Every year, I set out to give our principals access to the best pool of teacher talent I can muster. In a low-income, rural district like mine, this is no easy task. Far from the bustle of Raleigh or Chapel Hill, days for our educators are long, resources are scarce and students come to classrooms with challenges much deeper than their grasp on reading or math.
Every year we struggle both to retain teachers and attract new talent to fill the gaps they leave behind. Over the last 20 years, Teach For America has helped address these shortages and to enrich my own understanding of what makes an effective educator. Like in most district leaders, I continue to see the value of experience – both based on the research and my own view. But based on the same two factors, I am unwilling to cede time in the classroom as the singular predictor of excellence. Over the years, I’ve watched first- and second-year teachers lead their students to truly outstanding outcomes. And more and more, research supports the need for this differentiated view.
The good news is that we don’t have to choose between experienced educators and outstanding beginning teachers– most notably because, if we do this work well, one grows out of the other. We must work to create a diverse pipeline of educators from a wide range of backgrounds. Today, there are nearly 1,000 Teach For America alumni living in our state, including several hundred classroom teachers, and dozens of principals, assistant principals and deans, school-leaders-in-training and district officials.

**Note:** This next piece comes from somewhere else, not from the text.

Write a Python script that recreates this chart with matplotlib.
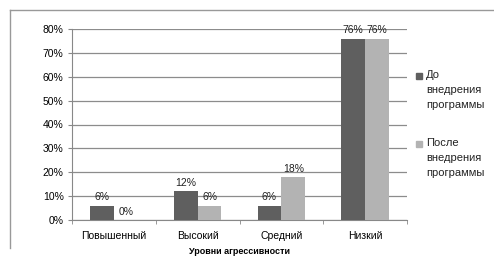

I hope Dr. Ladd and her colleagues will continue to uncover important insights about how experience affects outcomes. I’d urge us not to lose sight of the complex realities we face – or to underestimate the contribution being made by those stepping up to address them every morning in our classrooms. Every year, 92 percent of first-year Teach For America corps members return for a second year of teaching compared with 82 percent of first-year teachers in high-poverty schools and 86 percent of all new teachers. This increasingly diverse group – over a quarter of whom are the first in their families to graduate from college – have the potential to be the experienced force of excellent educators for tomorrow. We must regard them as such.
Ray V. Spain
Superintendent, Warren County Schools
The length limit was waived to permit a fuller response to the Point of View.